Exercise goal: What lies from the line containing "The picture is" through the line containing "ax = fig.add_axes([176"? Print exactly those lines, with both ends, and no others.

Excerpted data:
____________________
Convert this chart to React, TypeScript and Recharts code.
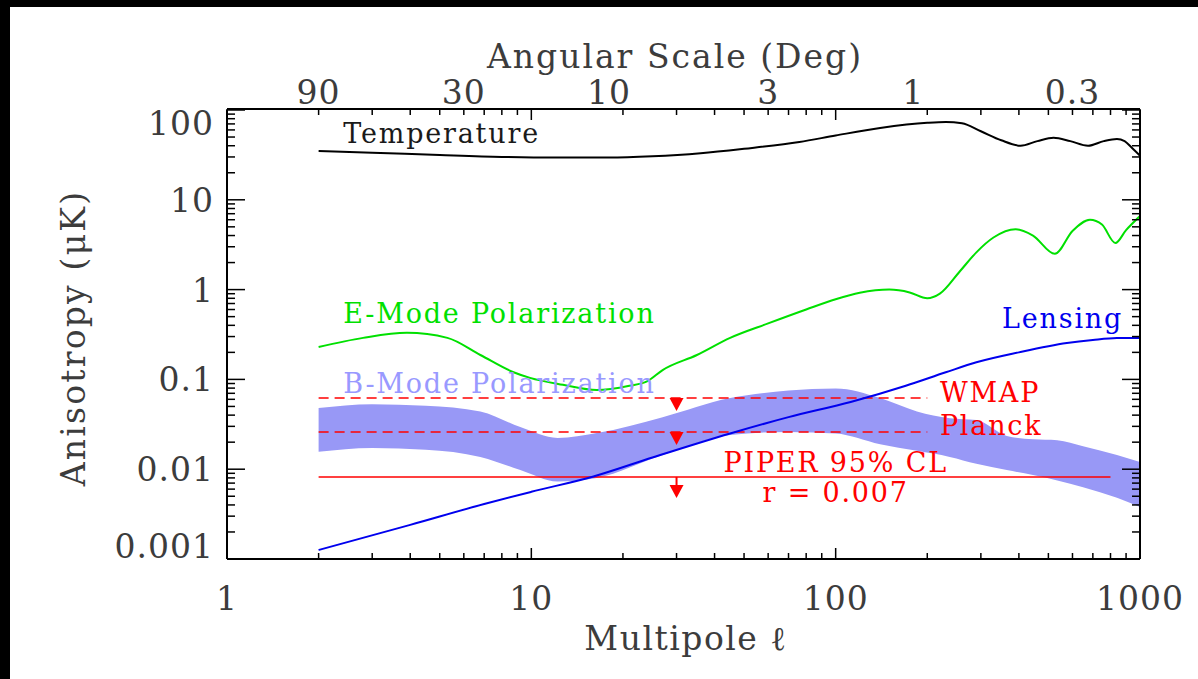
____________________
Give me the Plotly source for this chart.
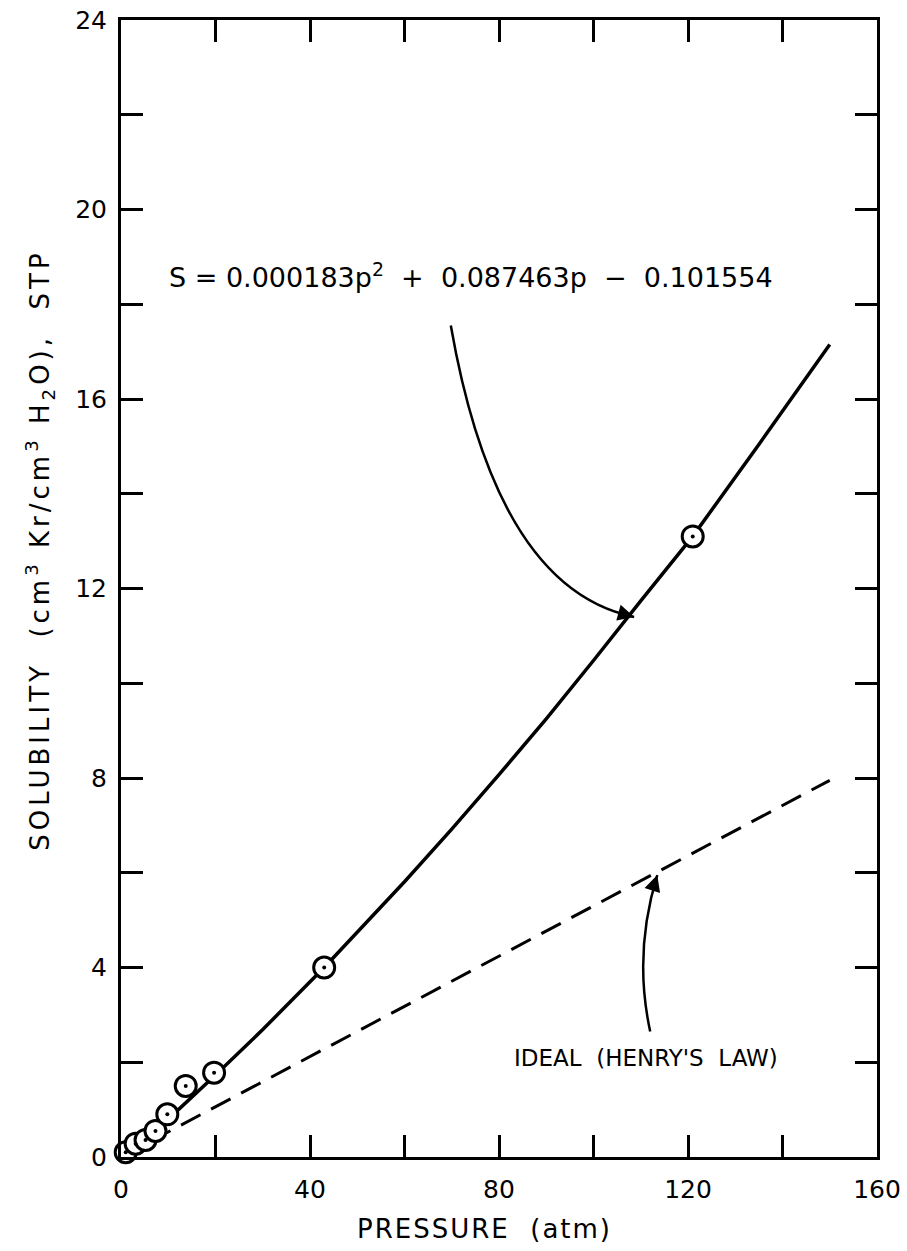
____________________
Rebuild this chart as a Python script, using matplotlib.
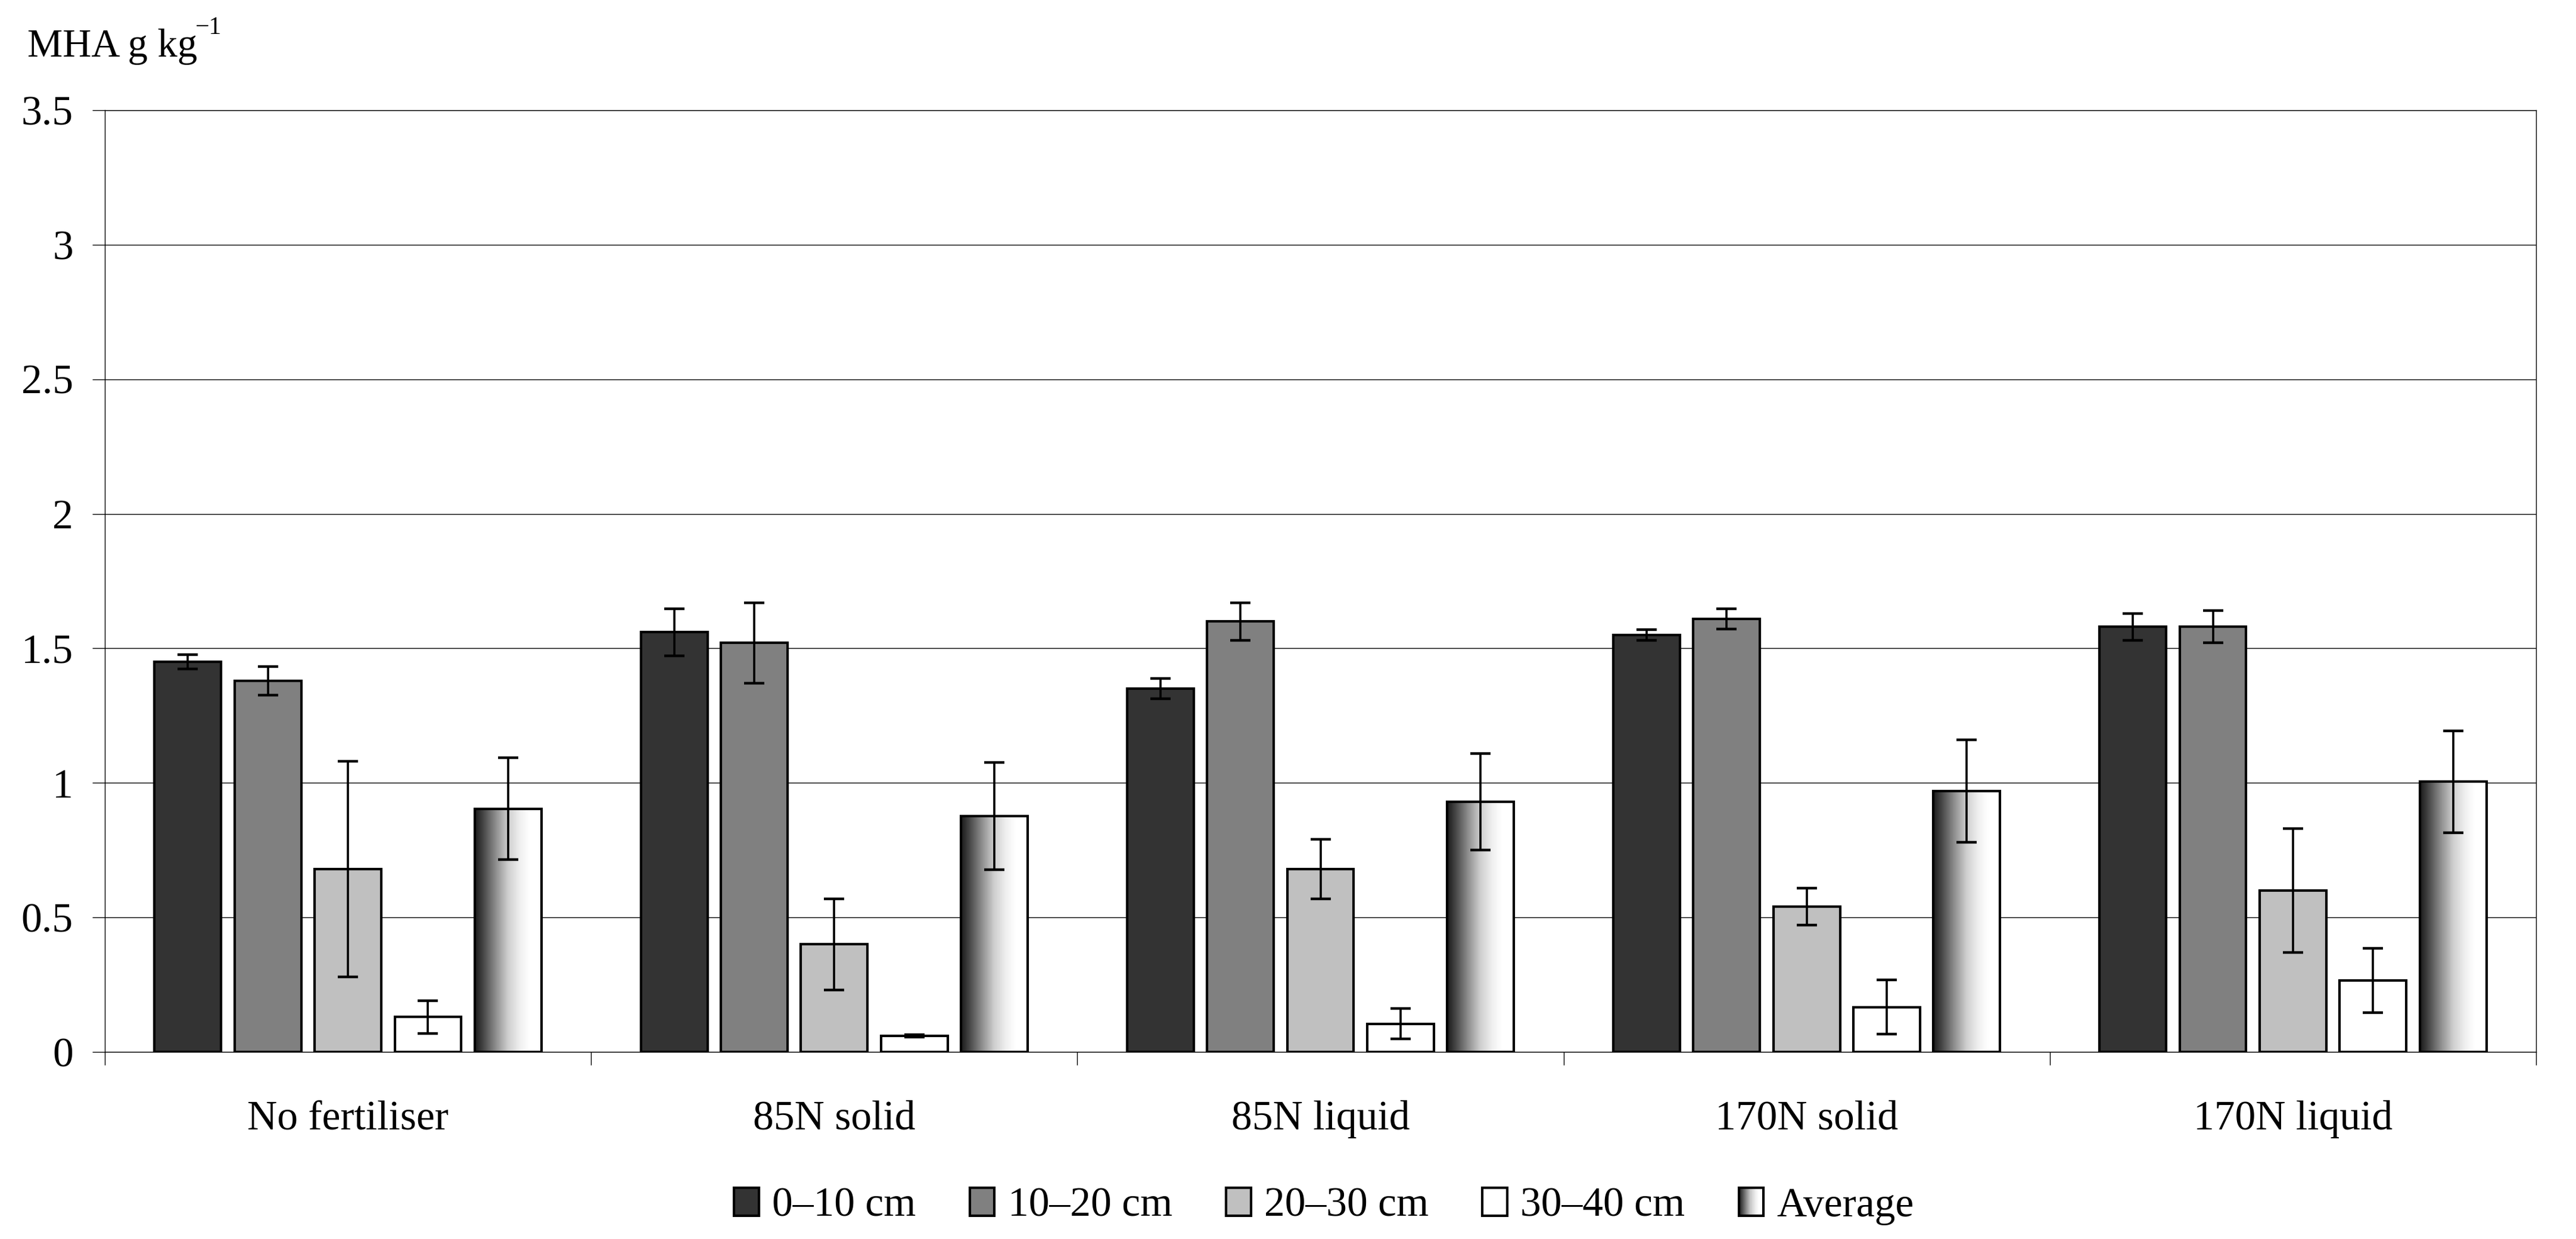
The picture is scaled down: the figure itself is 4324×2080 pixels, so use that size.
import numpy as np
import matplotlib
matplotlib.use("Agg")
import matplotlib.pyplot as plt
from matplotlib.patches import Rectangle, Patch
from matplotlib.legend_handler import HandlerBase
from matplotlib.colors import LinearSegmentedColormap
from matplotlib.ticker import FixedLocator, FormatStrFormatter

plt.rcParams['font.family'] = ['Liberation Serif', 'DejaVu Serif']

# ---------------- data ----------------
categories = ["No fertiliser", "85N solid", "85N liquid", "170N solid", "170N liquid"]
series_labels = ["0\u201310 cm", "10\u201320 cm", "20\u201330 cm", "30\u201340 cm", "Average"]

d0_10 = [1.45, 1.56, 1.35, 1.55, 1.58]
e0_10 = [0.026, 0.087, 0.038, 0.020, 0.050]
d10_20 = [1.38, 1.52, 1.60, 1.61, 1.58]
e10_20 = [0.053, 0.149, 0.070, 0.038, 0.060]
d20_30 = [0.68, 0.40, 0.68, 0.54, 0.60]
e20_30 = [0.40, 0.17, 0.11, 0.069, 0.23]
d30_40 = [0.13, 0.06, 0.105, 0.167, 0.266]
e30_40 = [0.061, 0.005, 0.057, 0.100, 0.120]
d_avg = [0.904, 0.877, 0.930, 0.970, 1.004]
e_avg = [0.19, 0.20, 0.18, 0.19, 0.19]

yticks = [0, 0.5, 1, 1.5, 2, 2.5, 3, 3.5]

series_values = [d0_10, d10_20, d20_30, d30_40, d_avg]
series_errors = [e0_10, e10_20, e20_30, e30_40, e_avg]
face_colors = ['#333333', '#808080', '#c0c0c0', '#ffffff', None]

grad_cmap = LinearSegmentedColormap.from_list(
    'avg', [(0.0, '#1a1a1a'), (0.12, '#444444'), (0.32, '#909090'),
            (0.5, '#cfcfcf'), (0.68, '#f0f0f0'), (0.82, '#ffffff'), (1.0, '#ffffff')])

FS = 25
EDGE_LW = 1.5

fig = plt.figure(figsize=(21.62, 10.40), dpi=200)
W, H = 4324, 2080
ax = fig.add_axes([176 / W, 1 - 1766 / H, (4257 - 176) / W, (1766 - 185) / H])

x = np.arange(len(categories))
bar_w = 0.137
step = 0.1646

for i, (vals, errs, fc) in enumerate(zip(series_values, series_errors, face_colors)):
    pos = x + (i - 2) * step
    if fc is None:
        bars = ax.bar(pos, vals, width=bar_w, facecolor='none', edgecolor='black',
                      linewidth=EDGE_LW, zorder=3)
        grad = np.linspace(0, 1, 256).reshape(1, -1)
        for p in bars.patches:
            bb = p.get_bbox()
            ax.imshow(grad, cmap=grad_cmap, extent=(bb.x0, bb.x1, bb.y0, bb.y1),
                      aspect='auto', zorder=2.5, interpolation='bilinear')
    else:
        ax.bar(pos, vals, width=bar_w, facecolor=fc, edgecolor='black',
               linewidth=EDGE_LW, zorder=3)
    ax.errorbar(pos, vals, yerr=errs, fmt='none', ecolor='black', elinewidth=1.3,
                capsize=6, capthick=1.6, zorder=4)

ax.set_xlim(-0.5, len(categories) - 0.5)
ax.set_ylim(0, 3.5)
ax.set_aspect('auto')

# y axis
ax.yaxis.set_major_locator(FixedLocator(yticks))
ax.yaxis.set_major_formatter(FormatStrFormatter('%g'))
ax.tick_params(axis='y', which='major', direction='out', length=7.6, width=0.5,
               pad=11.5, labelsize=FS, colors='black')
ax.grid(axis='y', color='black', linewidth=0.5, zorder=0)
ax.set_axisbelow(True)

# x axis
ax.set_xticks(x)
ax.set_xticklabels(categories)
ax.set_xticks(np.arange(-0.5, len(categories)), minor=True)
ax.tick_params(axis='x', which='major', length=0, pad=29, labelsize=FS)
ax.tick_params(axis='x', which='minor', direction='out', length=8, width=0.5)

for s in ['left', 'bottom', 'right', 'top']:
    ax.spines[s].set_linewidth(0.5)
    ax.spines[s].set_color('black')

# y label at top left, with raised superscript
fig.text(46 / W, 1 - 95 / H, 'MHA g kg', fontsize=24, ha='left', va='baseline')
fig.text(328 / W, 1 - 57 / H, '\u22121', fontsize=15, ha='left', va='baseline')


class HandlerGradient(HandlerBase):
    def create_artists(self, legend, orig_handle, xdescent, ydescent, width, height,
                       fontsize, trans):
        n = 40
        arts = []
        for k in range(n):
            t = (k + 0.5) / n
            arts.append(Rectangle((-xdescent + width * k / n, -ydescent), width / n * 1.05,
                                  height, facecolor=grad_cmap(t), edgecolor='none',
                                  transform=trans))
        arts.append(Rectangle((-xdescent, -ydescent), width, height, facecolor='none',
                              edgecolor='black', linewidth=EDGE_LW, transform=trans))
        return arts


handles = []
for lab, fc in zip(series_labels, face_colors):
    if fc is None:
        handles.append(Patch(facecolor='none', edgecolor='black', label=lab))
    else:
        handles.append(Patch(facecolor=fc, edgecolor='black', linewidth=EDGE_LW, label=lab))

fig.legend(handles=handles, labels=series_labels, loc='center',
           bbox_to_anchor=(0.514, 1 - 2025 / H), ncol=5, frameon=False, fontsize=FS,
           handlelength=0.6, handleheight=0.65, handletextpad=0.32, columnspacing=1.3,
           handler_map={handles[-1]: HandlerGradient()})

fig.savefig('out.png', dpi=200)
____________________
Solved problem:
The picture is scaled down: the figure itself is 4324×2080 pixels, so use that size.
import numpy as np
import matplotlib
matplotlib.use("Agg")
import matplotlib.pyplot as plt
from matplotlib.patches import Rectangle, Patch
from matplotlib.legend_handler import HandlerBase
from matplotlib.colors import LinearSegmentedColormap
from matplotlib.ticker import FixedLocator, FormatStrFormatter

plt.rcParams['font.family'] = ['Liberation Serif', 'DejaVu Serif']

# ---------------- data ----------------
categories = ["No fertiliser", "85N solid", "85N liquid", "170N solid", "170N liquid"]
series_labels = ["0\u201310 cm", "10\u201320 cm", "20\u201330 cm", "30\u201340 cm", "Average"]

d0_10 = [1.45, 1.56, 1.35, 1.55, 1.58]
e0_10 = [0.026, 0.087, 0.038, 0.020, 0.050]
d10_20 = [1.38, 1.52, 1.60, 1.61, 1.58]
e10_20 = [0.053, 0.149, 0.070, 0.038, 0.060]
d20_30 = [0.68, 0.40, 0.68, 0.54, 0.60]
e20_30 = [0.40, 0.17, 0.11, 0.069, 0.23]
d30_40 = [0.13, 0.06, 0.105, 0.167, 0.266]
e30_40 = [0.061, 0.005, 0.057, 0.100, 0.120]
d_avg = [0.904, 0.877, 0.930, 0.970, 1.004]
e_avg = [0.19, 0.20, 0.18, 0.19, 0.19]

yticks = [0, 0.5, 1, 1.5, 2, 2.5, 3, 3.5]

series_values = [d0_10, d10_20, d20_30, d30_40, d_avg]
series_errors = [e0_10, e10_20, e20_30, e30_40, e_avg]
face_colors = ['#333333', '#808080', '#c0c0c0', '#ffffff', None]

grad_cmap = LinearSegmentedColormap.from_list(
    'avg', [(0.0, '#1a1a1a'), (0.12, '#444444'), (0.32, '#909090'),
            (0.5, '#cfcfcf'), (0.68, '#f0f0f0'), (0.82, '#ffffff'), (1.0, '#ffffff')])

FS = 25
EDGE_LW = 1.5

fig = plt.figure(figsize=(21.62, 10.40), dpi=200)
W, H = 4324, 2080
ax = fig.add_axes([176 / W, 1 - 1766 / H, (4257 - 176) / W, (1766 - 185) / H])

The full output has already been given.